Collected material:
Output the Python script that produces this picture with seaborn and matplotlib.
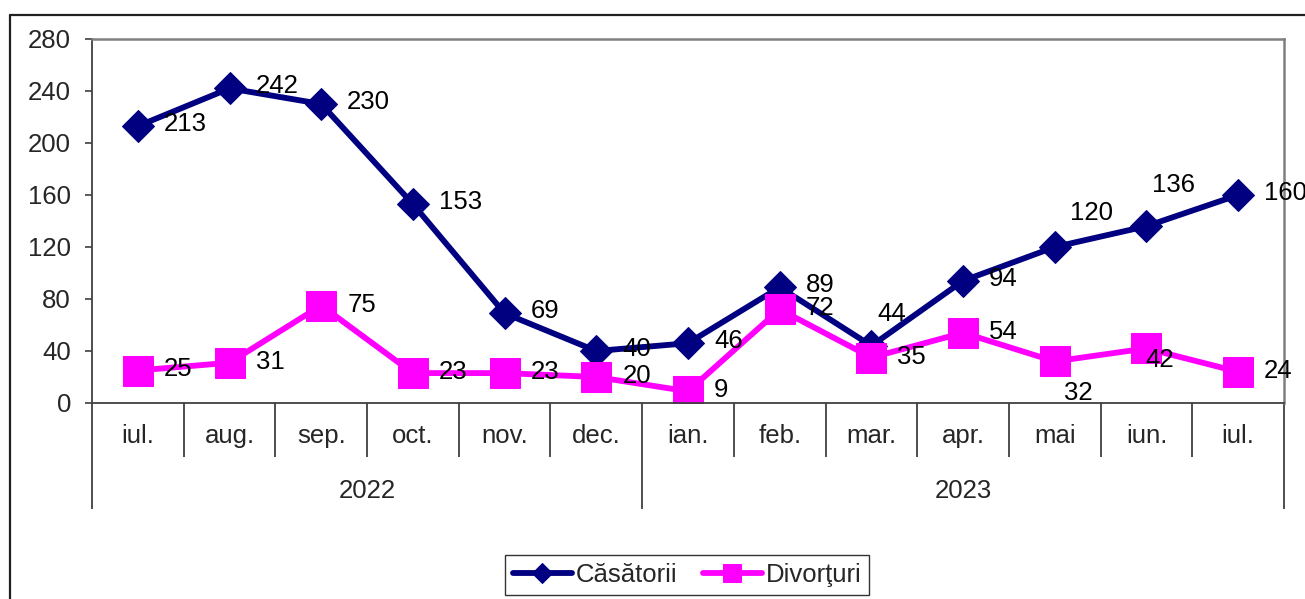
import numpy as np
import pandas as pd
import matplotlib
matplotlib.use("Agg")
import matplotlib.pyplot as plt
from matplotlib.lines import Line2D
import seaborn as sns

# data
months = ['iul.', 'aug.', 'sep.', 'oct.', 'nov.', 'dec.', 'ian.',
          'feb.', 'mar.', 'apr.', 'mai', 'iun.', 'iul.']
years = ['2022', '2023']
year_span = [6, 7]  # number of months in each year group
casatorii = [213, 242, 230, 153, 69, 40, 46, 89, 44, 94, 120, 136, 160]
divorturi = [25, 31, 75, 23, 23, 20, 9, 72, 35, 54, 32, 42, 24]

# label offsets in pixels (dx, dy) where they differ from the default
lab_off_c = {8: (6, 32), 10: (15, 34), 11: (6, 41)}
lab_off_d = {10: (9, -32), 11: (-1, -12)}

sns.set_style('white')
plt.rcParams['font.family'] = ['Liberation Sans', 'DejaVu Sans']
plt.rcParams['font.size'] = 18.5

navy = '#000080'
magenta = '#FF00FF'
px = 72 / 100  # points per pixel
fs = 18.5

df = pd.DataFrame({'idx': np.arange(len(months)),
                   'Căsătorii': casatorii,
                   'Divorţuri': divorturi})

fig = plt.figure(figsize=(13.05, 5.99), dpi=100)
ax = fig.add_axes([92 / 1305, 1 - 403 / 599, (1284 - 92) / 1305, (403 - 39) / 599])

sns.lineplot(data=df, x='idx', y='Căsătorii', ax=ax, color=navy, lw=4.2,
             marker='D', markersize=16, markeredgecolor=navy,
             markerfacecolor=navy, label='Căsătorii')
sns.lineplot(data=df, x='idx', y='Divorţuri', ax=ax, color=magenta, lw=4.2,
             marker='s', markersize=21, markeredgecolor=magenta,
             markerfacecolor=magenta, label='Divorţuri')

# data labels
for i, v in enumerate(casatorii):
    dx, dy = lab_off_c.get(i, (26, 2))
    ax.annotate(str(v), (i, v), xytext=(dx * px, dy * px), textcoords='offset points',
                ha='left', va='center', fontsize=fs, color='black', zorder=5)
for i, v in enumerate(divorturi):
    dx, dy = lab_off_d.get(i, (26, 1))
    ax.annotate(str(v), (i, v), xytext=(dx * px, dy * px), textcoords='offset points',
                ha='left', va='center', fontsize=fs, color='black', zorder=5)

ax.set_xlim(-0.5, len(months) - 0.5)
ax.set_ylim(0, 280)
ax.set_yticks(np.arange(0, 281, 40))
ax.set_xticks(np.arange(len(months)))
ax.set_xticklabels(months)
ax.set_xlabel('')
ax.set_ylabel('')
ax.tick_params(axis='x', which='major', length=0, pad=21 * px, labelsize=fs)
ax.tick_params(axis='y', length=7 * px, width=1.2, pad=14 * px, labelsize=fs,
               color='#404040', direction='out', left=True)

# category separators below the axis
bounds = np.arange(len(months) + 1) - 0.5
trans = ax.get_xaxis_transform()
group_edges = np.concatenate([[0], np.cumsum(year_span)]) - 0.5
short = [b for b in bounds if b not in group_edges]
ax.vlines(short, -54 / 364, 0, transform=trans, clip_on=False, color='#404040', lw=1.3)
ax.vlines(group_edges, -106 / 364, 0, transform=trans, clip_on=False, color='#404040', lw=1.3)
for k, yr in enumerate(years):
    xc = (group_edges[k] + group_edges[k + 1]) / 2
    ax.text(xc, -88 / 364, yr, transform=trans, ha='center', va='center', fontsize=fs)

for s in ['left', 'bottom']:
    ax.spines[s].set_color('#404040')
    ax.spines[s].set_linewidth(1.3)
for s in ['top', 'right']:
    ax.spines[s].set_color('#808080')
    ax.spines[s].set_linewidth(1.8)

# legend
handles, labels = ax.get_legend_handles_labels()
ax.get_legend().remove()
leg = fig.legend(handles, labels, loc='center', bbox_to_anchor=(687 / 1305, 1 - 575 / 599),
                 ncol=2, frameon=True, fancybox=False, edgecolor='black', fontsize=fs,
                 markerscale=0.65, handlelength=2.3, columnspacing=1.0, handletextpad=0.15,
                 borderpad=0.3)
leg.get_frame().set_linewidth(1.0)

# outer chart frame
fig.add_artist(Line2D([10 / 1305, 10 / 1305], [0, 1 - 15 / 599], color='#202020', lw=1.6))
fig.add_artist(Line2D([10 / 1305, 1], [1 - 15 / 599, 1 - 15 / 599], color='#202020', lw=1.6))

fig.savefig('out.png', dpi=100)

Given problem: Leave out the pictures, then repeat the listing above exactly from its first line to the line with "32, 42, 24]", inclusive.

Written reply:
Output the Python script that produces this picture with seaborn and matplotlib.
import numpy as np
import pandas as pd
import matplotlib
matplotlib.use("Agg")
import matplotlib.pyplot as plt
from matplotlib.lines import Line2D
import seaborn as sns

# data
months = ['iul.', 'aug.', 'sep.', 'oct.', 'nov.', 'dec.', 'ian.',
          'feb.', 'mar.', 'apr.', 'mai', 'iun.', 'iul.']
years = ['2022', '2023']
year_span = [6, 7]  # number of months in each year group
casatorii = [213, 242, 230, 153, 69, 40, 46, 89, 44, 94, 120, 136, 160]
divorturi = [25, 31, 75, 23, 23, 20, 9, 72, 35, 54, 32, 42, 24]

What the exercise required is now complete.